Wed 17 May 2017, 14:30 – 18:30 BST
An event organised by UCL Faculty of Laws and the UCL European Institute
Religious Symbols at Work and EU Law:
The Recent Ruling on Hijabs in the Workplace
The Court of Justice of the European Union has made its first major ruling on the compatibility with EU law of rulings banning the wearing of religious symbols at work.
This ruling has been highly controversial and is of significant importance for the law in a wide range of areas.
On 17 May 2017, the UCL Faculty of Laws, together with the Inner Temple and the UCL European Institute will bring together a range of experts in the areas of EU constitutional law, law and religion, discrimination law and labour law to discuss this judgment from a wide range of perspectives.

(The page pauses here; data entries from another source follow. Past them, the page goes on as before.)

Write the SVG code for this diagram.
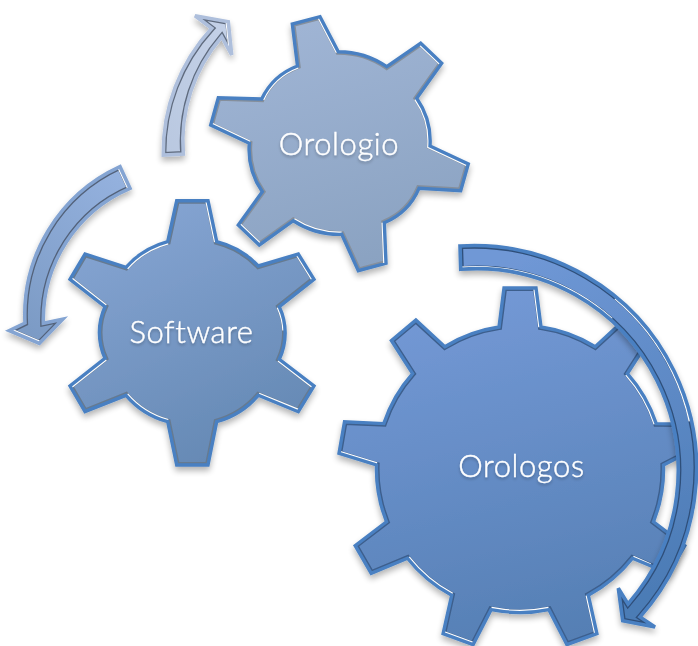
<svg xmlns="http://www.w3.org/2000/svg" width="698" height="646" viewBox="0 0 698 646">
<style>
.out{fill:none;stroke-linejoin:miter;stroke-width:3.4}
.aout{fill:none;stroke-linejoin:miter;stroke-width:3.6}
.edge{fill:none;stroke-width:6.2}
.hl{fill:none;stroke:#fff;stroke-width:5.6}
.t{font-family:"Lato","Noto Sans",sans-serif;font-size:31px;font-weight:300;letter-spacing:0.6px;fill:#fff;stroke:#fff;stroke-width:0.4px;text-anchor:middle}
</style>
<defs>
<filter id="sh" x="-15%" y="-15%" width="130%" height="130%"><feGaussianBlur in="SourceGraphic" stdDeviation="0.45" result="b"/><feGaussianBlur in="SourceAlpha" stdDeviation="3"/><feOffset dy="4"/><feComponentTransfer><feFuncA type="linear" slope="0.3"/></feComponentTransfer><feMerge><feMergeNode/><feMergeNode in="b"/></feMerge></filter>
<filter id="ts" x="-10%" y="-20%" width="120%" height="150%"><feGaussianBlur in="SourceGraphic" stdDeviation="0.3" result="b"/><feGaussianBlur in="SourceAlpha" stdDeviation="1.5"/><feOffset dy="2"/><feComponentTransfer><feFuncA type="linear" slope="0.25"/></feComponentTransfer><feMerge><feMergeNode/><feMergeNode in="b"/></feMerge></filter>
<linearGradient id="g1" x1="0.3" y1="0" x2="0.6" y2="1"><stop offset="0" stop-color="#a0b5d5"/><stop offset="1" stop-color="#8aa2c1"/></linearGradient>
<linearGradient id="g2" x1="0.25" y1="0" x2="0.7" y2="1"><stop offset="0" stop-color="#86a5d3"/><stop offset="1" stop-color="#6488b3"/></linearGradient>
<linearGradient id="g3" x1="0.35" y1="0" x2="0.6" y2="1"><stop offset="0" stop-color="#7499d6"/><stop offset="1" stop-color="#557fb4"/></linearGradient>
<linearGradient id="a1" x1="0" y1="1" x2="1" y2="0"><stop offset="0" stop-color="#b9c8e0"/><stop offset="1" stop-color="#c4d1e8"/></linearGradient>
<linearGradient id="a2" x1="0.8" y1="0" x2="0.3" y2="1"><stop offset="0" stop-color="#94b1de"/><stop offset="1" stop-color="#7c9bc5"/></linearGradient>
<linearGradient id="a3" x1="0.3" y1="0" x2="0.6" y2="1"><stop offset="0" stop-color="#7098d6"/><stop offset="1" stop-color="#4b7bb5"/></linearGradient>
<path id="pA" d="M297.5,66 L292.3,24 L320,16.7 L338.3,51.7 A85,85 0 0 1 386.7,66.7 L420.7,43.3 L441.7,63.3 L416.7,98.3 A75,75 0 0 1 430,146 L468.3,164 L460.7,190.7 L419,188.3 A65,65 0 0 1 384.3,222.7 L386,263.3 L358.3,270.7 L341.7,234.3 A85,85 0 0 1 293.3,220.7 L259.3,245 L238.3,225 L262.3,191.7 A75,75 0 0 1 249.3,143.3 L210.7,125 L218.3,97.7 L261.7,99 A65,65 0 0 1 297.5,66 Z"/>
<path id="pB" d="M167.7,241.7 L176.7,200.7 L208,200.7 L216.7,241.7 A85,85 0 0 1 258.3,266 L298.3,254 L314,279.3 L279.3,306.7 A62,62 0 0 1 279.3,359.3 L314,386 L298.3,411.7 L258.3,395.3 A85,85 0 0 1 216.7,421.7 L208,465 L176.7,465 L167.7,421.7 A85,85 0 0 1 126,395.3 L85,411.7 L70,386 L105,358.3 A62,62 0 0 1 105,306.7 L70,279.3 L85,254 L126,267.3 A85,85 0 0 1 167.7,241.7 Z"/>
<path id="pC" d="M499,327 L504,288 L536,288 L541,327 A143,143 0 0 1 595.2,346.7 L624.1,320.1 L648.6,340.7 L627.4,373.7 A143,143 0 0 1 656.2,423.6 L686,424 L689,452 L663.5,465 A143,143 0 0 1 653.5,521.8 L684.8,545.6 L668.8,573.4 L632.5,558.2 A143,143 0 0 1 588.3,595.2 L596.9,633.6 L566.9,644.6 L548.9,609.6 A143,143 0 0 1 491.1,609.6 L473.1,644.6 L443.1,633.6 L451.7,595.2 A143,143 0 0 1 407.5,558.2 L371.2,573.4 L355.2,545.6 L386.5,521.8 A143,143 0 0 1 376.5,465 L339,453.4 L344.5,421.8 L383.8,423.6 A143,143 0 0 1 412.6,373.7 L391.4,340.7 L415.9,320.1 L444.8,346.7 A143,143 0 0 1 499,327 Z"/>
<path id="pD" d="M163.3,155 A183,183 0 0 1 211.7,28.3 L195,15.7 L228.3,21.7 L231.7,55 L221.7,36.7 A160,160 0 0 0 183.3,154 Z"/>
<path id="pE" d="M120,166.7 A163,163 0 0 0 25,323 L9.3,330.7 L39.3,343.3 L62.7,319.3 L43.3,323.3 A143,143 0 0 1 130,188.3 Z"/>
<path id="pF" d="M460,246 A223,223 0 0 1 640,617 L655,627 L622.7,620.7 L618.3,588.3 L628,604 A202,202 0 0 0 460.7,269.3 Z"/>
<clipPath id="cA"><use href="#pA"/></clipPath>
<clipPath id="cB"><use href="#pB"/></clipPath>
<clipPath id="cC"><use href="#pC"/></clipPath>
<clipPath id="cD"><use href="#pD"/></clipPath>
<clipPath id="cE"><use href="#pE"/></clipPath>
<clipPath id="cF"><use href="#pF"/></clipPath>
</defs>
<rect width="698" height="646" fill="#fff"/>
<g id="node-orologio" filter="url(#sh)">
<use href="#pA" fill="url(#g1)"/>
<g clip-path="url(#cA)"><use href="#pA" class="edge" stroke="#858f9c"/>
<path class="hl" d="M320,16.7 L338.3,51.7 M420.7,43.3 L441.7,63.3 M416.7,98.3 A75,75 0 0 1 430,146 L468.3,164 M384.3,222.7 L386,263.3 M341.7,234.3 A85,85 0 0 1 293.3,220.7 M259.3,245 L238.3,225 M249.3,143.3 L210.7,125 M261.7,99 A65,65 0 0 1 297.5,66"/></g>
<use href="#pA" class="out" stroke="#4a80c2"/>
</g>
<g id="node-software" filter="url(#sh)">
<use href="#pB" fill="url(#g2)"/>
<g clip-path="url(#cB)"><use href="#pB" class="edge" stroke="#667a90"/>
<path class="hl" d="M208,200.7 L216.7,241.7 M298.3,254 L314,279.3 M279.3,359.3 L314,386 M298.3,411.7 L258.3,395.3 M167.7,421.7 A85,85 0 0 1 126,395.3 M70,386 L105,358.3 M70,279.3 L105,306.7 M126,267.3 A85,85 0 0 1 167.7,241.7"/>
<path class="hl" pathLength="100" stroke-dasharray="45 100" d="M279.3,306.7 A62,62 0 0 1 279.3,359.3"/></g>
<use href="#pB" class="out" stroke="#4a80c2"/>
</g>
<g id="node-orologos" filter="url(#sh)">
<use href="#pC" fill="url(#g3)"/>
<g clip-path="url(#cC)"><use href="#pC" class="edge" stroke="#3d5f8d"/>
<path class="hl" d="M536,288 L541,327 M627.4,373.7 A143,143 0 0 1 656.2,423.6 M632.5,558.2 L650,566 M588.3,595.2 L596.9,633.6 M548.9,609.6 A143,143 0 0 1 491.1,609.6 M443.1,633.6 L473.1,644.6 M451.7,595.2 A143,143 0 0 1 407.5,558.2 M339,453.4 L376.5,465"/></g>
<use href="#pC" class="out" stroke="#4a80c2"/>
</g>
<g id="connectors">
<g filter="url(#sh)">
<use href="#pD" fill="url(#a1)"/>
<g clip-path="url(#cD)"><use href="#pD" class="edge" stroke="#5f6b7e"/><path class="hl" d="M228.3,21.7 L231.7,55"/></g>
<use href="#pD" class="aout" stroke="#aebfdc"/>
</g>
<g filter="url(#sh)">
<use href="#pE" fill="url(#a2)"/>
<g clip-path="url(#cE)"><use href="#pE" class="edge" stroke="#53627a"/><path class="hl" d="M120,166.7 L130,188.3 M9.3,330.7 L39.3,343.3"/></g>
<use href="#pE" class="aout" stroke="#84a4d2"/>
</g>
<g filter="url(#sh)">
<use href="#pF" fill="url(#a3)"/>
<g clip-path="url(#cF)"><use href="#pF" class="edge" stroke="#2f4f7a"/>
<path class="hl" pathLength="100" stroke-dasharray="0 66 34" d="M628,604 A202,202 0 0 0 460.7,269.3"/>
<path class="hl" pathLength="100" stroke-dasharray="0 32 28 100" d="M460,246 A223,223 0 0 1 640,617"/></g>
<use href="#pF" class="aout" stroke="#4a80c2"/>
</g>
</g>
<g filter="url(#ts)">
<text class="t" x="339" y="155">Orologio</text>
<text class="t" x="191.5" y="343">Software</text>
<text class="t" x="521.5" y="477">Orologos</text>
</g>
</svg>
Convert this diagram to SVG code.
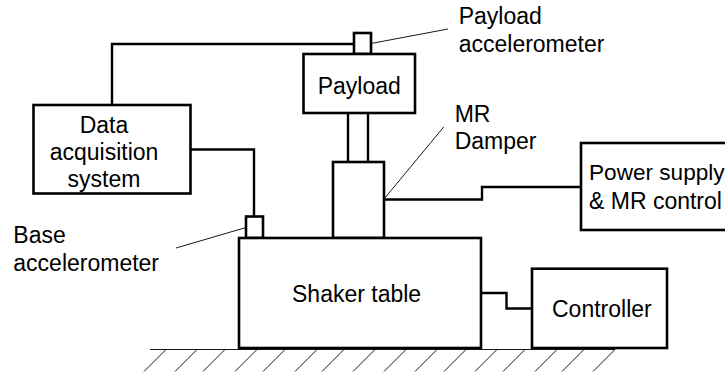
<svg xmlns="http://www.w3.org/2000/svg" width="725" height="373" viewBox="0 0 725 373">
<style>
.b{fill:#fff;stroke:#000;stroke-width:2.6}
.w{fill:none;stroke:#000;stroke-width:2.4}
.l{fill:none;stroke:#000;stroke-width:.9}
text{font-family:"Liberation Sans",Arial,sans-serif;font-size:23px;fill:#000}
text.p{font-size:22.6px}
</style>
<rect width="725" height="373" fill="#fff"/>
<g id="ground">
<path class="l" d="M150 349.500H615M166 349.500L144 371.500M197 349.500L175 371.500M225 349.500L203 371.500M257 349.500L235 371.500M285 349.500L263 371.500M317 349.500L295 371.500M344 349.500L322 371.500M375 349.500L353 371.500M406 349.500L384 371.500M437 349.500L415 371.500M466 349.500L444 371.500M497 349.500L475 371.500M525 349.500L503 371.500M557 349.500L535 371.500M584 349.500L562 371.500M615 349.500L593 371.500"/>
</g>
<g id="connectors">
<path class="w" d="M112 105V44H354"/>
<path class="w" d="M190.500 149.500H254V217"/>
<path class="w" d="M348 113V162M368 113V162"/>
<path class="w" d="M384 199.500H482V187H581"/>
<path class="w" d="M481 293H506.500V308.500H532"/>
<path class="l" d="M371 43.500L448 29M176 248L246 227.500M443.700 127L384 199"/>
</g>
<g id="payload-accelerometer"><rect class="b" x="354" y="33" width="17" height="21"/></g>
<g id="base-accelerometer"><rect class="b" x="246" y="216.500" width="17" height="21.500"/></g>
<g id="data-acquisition"><rect class="b" x="33.500" y="105" width="157" height="88.500"/>
<text x="104" y="132.700" text-anchor="middle">Data</text><text x="104" y="160" text-anchor="middle">acquisition</text><text x="104" y="187.300" text-anchor="middle">system</text></g>
<g id="payload"><rect class="b" x="303.500" y="54" width="111.500" height="59"/><text x="317.700" y="94.300">Payload</text></g>
<g id="mr-damper"><rect class="b" x="333" y="162" width="51" height="76"/></g>
<g id="shaker-table"><rect class="b" x="239" y="238" width="242" height="110"/><text x="292" y="301.700">Shaker table</text></g>
<g id="power-supply"><rect class="b" x="581" y="143" width="150" height="87"/><text class="p" x="589" y="180">Power supply</text><text x="589" y="209">&amp; MR control</text></g>
<g id="controller"><rect class="b" x="532" y="268.700" width="135" height="79.300"/><text x="552" y="316.700">Controller</text></g>
<g id="labels">
<text x="458.700" y="23.500">Payload</text><text x="458.700" y="51.700">accelerometer</text>
<text x="454.700" y="121.700">MR</text><text x="454.700" y="149.300">Damper</text>
<text x="13.300" y="243">Base</text><text x="13.300" y="271">accelerometer</text>
</g>
</svg>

Confirmed speakers include:
- Dr. Oliver Gerstenburg, Senior Lecturer in EU Law, UCL Faculty of Laws
- Dr. Myriam Hunter-Henin, Reader in Law and Religion, UCL Faculty of Laws
- Dr. Tarun Khaitan, Associate Professor of Discrimination Law, University of Oxford
- Prof. Maleiha Malik, Professor of Discrimination Law, Kings College London
- Prof. Aileen McColgan, Professor of Law Kings College London and Barrister, Matrix Chambers.
- Dr. Ronan McCrea, Senior Lecturer in EU Law and Law and Religion, UCL Faculty of Laws
- Prof. Colm O’Cinneide, Professor of Human Rights Law, UCL Faculty of Laws
- Prof. Eleanor Spaventa, Professor of EU Law and Gender and Law, University of Durham
This event will allow participants to understand this key ruling from a number of perspectives, specifically:
- How rules on religious dress and requirements of neutrality interact with the idea of a “genuine occupational requirement” in EU employment legislation.
- How the issue of discrimination on grounds of religion fits into the overall approach of the EU’s legal order to the relationship between religion, law and state.
- The interaction between the right to religious freedom and discrimination on grounds of religion and belief.
- The influence of the right under the Charter of Fundamental Rights to carry on a business on issues of religious freedom at work.
- The scope for indirectly discriminatory rules to be justified by the principle of religious neutrality.